> DATA EXCERPT
__________________________________________________

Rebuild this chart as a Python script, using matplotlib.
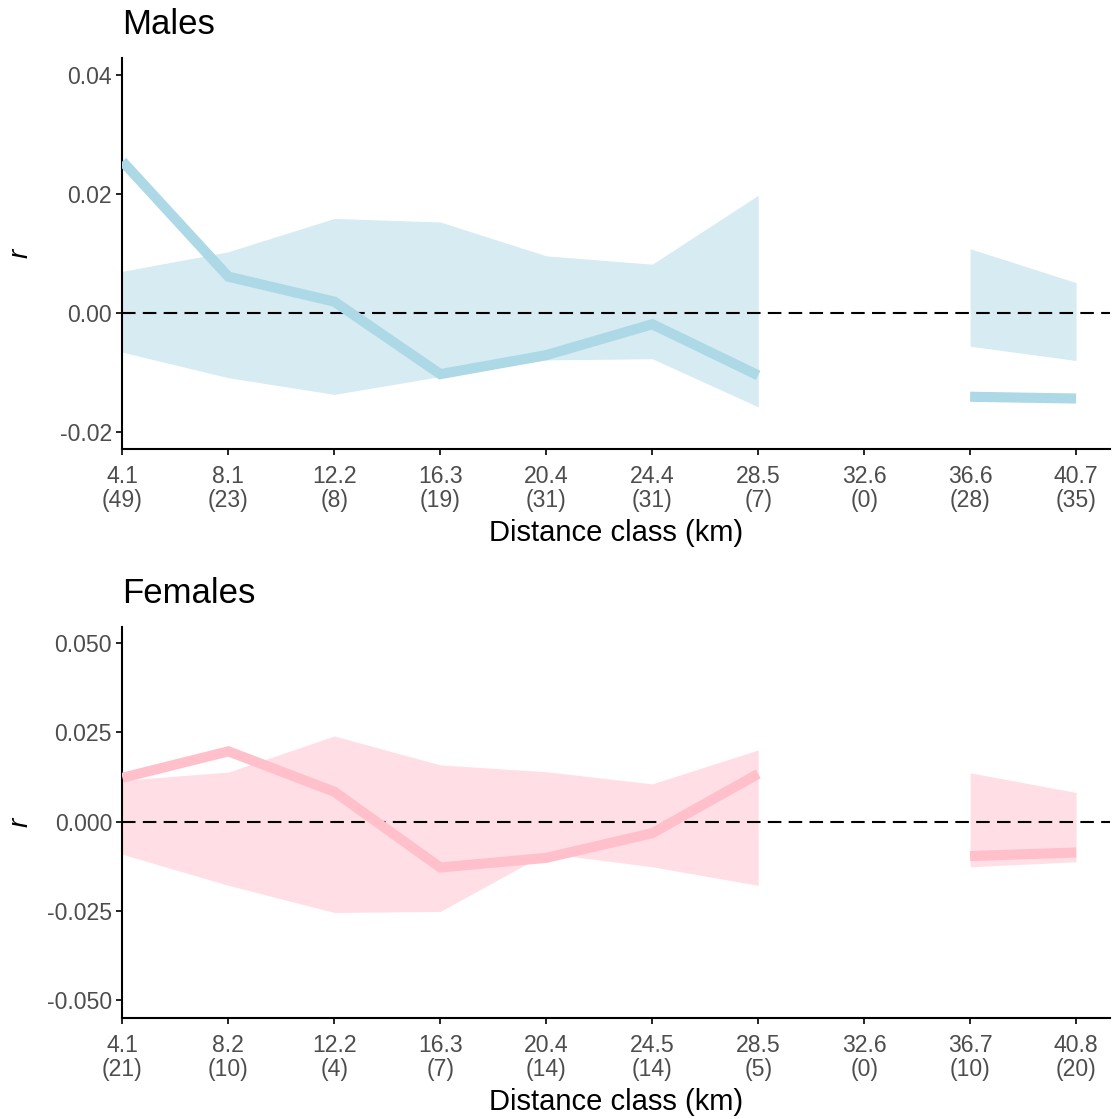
import numpy as np
import matplotlib
matplotlib.use("Agg")
import matplotlib.pyplot as plt

plt.rcParams['font.family'] = ['Liberation Sans', 'DejaVu Sans']

# --- data ---
male_dist = ["4.1", "8.1", "12.2", "16.3", "20.4", "24.4", "28.5", "32.6", "36.6", "40.7"]
male_n = [49, 23, 8, 19, 31, 31, 7, 0, 28, 35]
male_r = [0.0255, 0.0061, 0.0019, -0.0103, -0.0071, -0.0019, -0.0105, np.nan, -0.0141, -0.0144]
male_hi = [0.0070, 0.0103, 0.0159, 0.0153, 0.0096, 0.0082, 0.0198, np.nan, 0.0108, 0.0051]
male_lo = [-0.0066, -0.0109, -0.0137, -0.0107, -0.0079, -0.0077, -0.0158, np.nan, -0.0056, -0.0080]

female_dist = ["4.1", "8.2", "12.2", "16.3", "20.4", "24.5", "28.5", "32.6", "36.7", "40.8"]
female_n = [21, 10, 4, 7, 14, 14, 5, 0, 10, 20]
female_r = [0.0123, 0.0197, 0.0084, -0.0128, -0.0101, -0.0032, 0.0134, np.nan, -0.0096, -0.0086]
female_hi = [0.0116, 0.0139, 0.0240, 0.0159, 0.0140, 0.0106, 0.0201, np.nan, 0.0137, 0.0082]
female_lo = [-0.0091, -0.0178, -0.0254, -0.0251, -0.0088, -0.0126, -0.0178, np.nan, -0.0126, -0.0112]


def segments(vals):
    # contiguous runs of non-missing values
    ok = ~np.isnan(np.asarray(vals, dtype=float))
    runs, start = [], None
    for i, v in enumerate(ok):
        if v and start is None:
            start = i
        if not v and start is not None:
            runs.append((start, i))
            start = None
    if start is not None:
        runs.append((start, len(ok)))
    return runs


def panel(ax, title, dist, n, r, lo, hi, line_col, fill_col, yticks, ylim, fmt):
    x = np.arange(len(dist))
    r, lo, hi = (np.asarray(v, dtype=float) for v in (r, lo, hi))
    for a, b in segments(r):
        ax.fill_between(x[a:b], lo[a:b], hi[a:b], color=fill_col, lw=0, zorder=1)
    ax.axhline(0, color='black', lw=1.5, ls=(0, (6.5, 3.5)), zorder=2)
    for a, b in segments(r):
        ax.plot(x[a:b], r[a:b], color=line_col, lw=7.3, solid_capstyle='butt',
                solid_joinstyle='miter', zorder=3)

    ax.set_xlim(0, 9.32)
    ax.set_ylim(*ylim)
    ax.set_xticks(x)
    ax.set_xticklabels([f"{d}\n({k})" for d, k in zip(dist, n)], linespacing=1.07)
    ax.set_yticks(yticks)
    ax.set_yticklabels([fmt.format(v) for v in yticks])
    ax.tick_params(labelsize=16.6, labelcolor='#4D4D4D', length=4.5, width=1.2)
    ax.tick_params(axis='x', pad=7)
    ax.tick_params(axis='y', pad=3)
    for s in ('top', 'right'):
        ax.spines[s].set_visible(False)
    for s in ('left', 'bottom'):
        ax.spines[s].set_linewidth(1.5)
    ax.set_xlabel("Distance class (km)", fontsize=21, labelpad=5)
    ax.set_ylabel("r", fontsize=20, style='italic')
    ax.yaxis.set_label_coords(-0.090, 0.5)
    ax.set_title(title, loc='left', fontsize=25, pad=17)


fig = plt.figure(figsize=(11.13, 11.19), dpi=100)
ax1 = fig.add_axes([0.110, 0.5987, 0.8873, 0.3495])
ax2 = fig.add_axes([0.110, 0.0903, 0.8873, 0.3494])

panel(ax1, "Males", male_dist, male_n, male_r, male_lo, male_hi,
      '#ADD8E6', '#D6EBF2', [-0.02, 0.0, 0.02, 0.04], (-0.0229, 0.0429), "{:.2f}")
panel(ax2, "Females", female_dist, female_n, female_r, female_lo, female_hi,
      '#FFC0CB', '#FFDFE5', [-0.05, -0.025, 0.0, 0.025, 0.05], (-0.0549, 0.0545), "{:.3f}")

fig.savefig("out.png", dpi=100)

__________________________________________________

> EXERCISE
Repeat only the lines from the beginning of the material through the line containing "np.nan, -0.0056, -0.0080]", both ends kept, leaving pictures out.

> WRITTEN RESPONSE
Rebuild this chart as a Python script, using matplotlib.
import numpy as np
import matplotlib
matplotlib.use("Agg")
import matplotlib.pyplot as plt

plt.rcParams['font.family'] = ['Liberation Sans', 'DejaVu Sans']

# --- data ---
male_dist = ["4.1", "8.1", "12.2", "16.3", "20.4", "24.4", "28.5", "32.6", "36.6", "40.7"]
male_n = [49, 23, 8, 19, 31, 31, 7, 0, 28, 35]
male_r = [0.0255, 0.0061, 0.0019, -0.0103, -0.0071, -0.0019, -0.0105, np.nan, -0.0141, -0.0144]
male_hi = [0.0070, 0.0103, 0.0159, 0.0153, 0.0096, 0.0082, 0.0198, np.nan, 0.0108, 0.0051]
male_lo = [-0.0066, -0.0109, -0.0137, -0.0107, -0.0079, -0.0077, -0.0158, np.nan, -0.0056, -0.0080]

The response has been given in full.